La pollution, même à de faibles niveaux, n’est pas seulement néfaste pour nos poumons ou notre santé cardiovasculaire : elle serait aussi un facteur de risque de maladies neurodégénératives.
C’est ce que met en lumière une étude menée par des chercheurs et chercheuses de l’Inserm, de l’université de Rennes 1 et de l’École des hautes études en santé publique (EHESP) à l’Irset. Dans The Lancet Planetary Health, ils démontrent l’impact sur la santé et les performances cognitives de trois polluants liés au trafic routier : les particules fines de diamètre inférieur à 2,5 microns (PM2.5), le dioxyde d’azote (NO2) et le carbone suie.
La pollution, facteur de risque de la démence
Ces travaux ne sont pas les premiers à mettre en lien la pollution atmosphérique et les pathologies neurodégénératives. Depuis quelques années, la pollution de l’air est ainsi reconnue comme un facteur de risque de la démence. Mais jusqu’à présent, aucune étude ne s’était intéressée simultanément à plusieurs types de polluants et à leurs potentiels effets respectifs sur les différents domaines de la cognition.
C’est pourquoi les chercheurs ont utilisé les données de plus de 61 000 participants de la cohorte épidémiologique Constances, âgés de 45 ans et plus.
Les participants se sont pliés à une série de tests mesurant leurs performances cognitives dans trois grands domaines de la cognition : la mémoire, la fluidité d’expression orale et la capacité à prendre des décisions (ce que l’on appelle les fonctions exécutives). Un score des performances cognitives a ensuite été établi pour chacun des tests.
Pour mesurer l’exposition de chaque participant à la pollution, l’équipe de recherche a utilisé des cartes dites "d’exposition" qui estiment la concentration des trois polluants à l’adresse du domicile en prenant en compte plusieurs variables comme la densité du trafic routier et la proximité du domicile aux routes.
Une diminution jusqu’à 5 % des performances cognitives
En croisant les résultats des tests cognitifs avec le niveau d’exposition aux trois polluants atmosphériques, les chercheurs ont constaté qu’une exposition à de grandes concentrations des trois polluants était significativement associée à un niveau plus bas niveau de performances dans les trois domaines cognitifs étudiés. Pour les participants les plus exposés, une différence allant de 1 à près de 5 % du score des performances cognitives par rapport aux participants moins exposés a même été constatée.
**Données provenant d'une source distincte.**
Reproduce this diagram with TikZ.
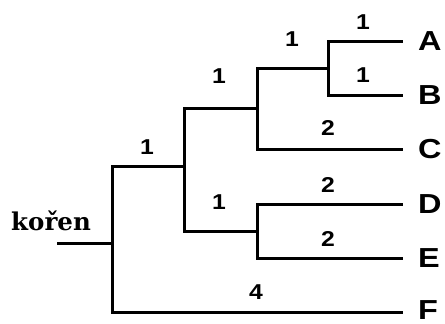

"Les capacités les plus impactées sont la fluence verbale et les fonctions exécutives, détaille dans un communiqué Bénédicte Jacquemin, la chercheuse Inserm qui a dirigé ces travaux. Le dioxyde d’azote et les particules PM2,5 impactent d’avantage la fluence verbale, tandis que le carbone suie a un plus grand impact sur les fonctions exécutives."
"La prochaine étape de nos recherches consiste à observer l’évolution dans le temps des fonctions cognitives de ces adultes, afin de voir si l’exposition à la pollution est aussi associée à une baisse du fonctionnement cognitif avec le temps, baisse qui peut refléter les premiers signes de démences, tant de la maladie d’Alzheimer que d’autres formes de démences du sujet âgé", conclut la chercheuse.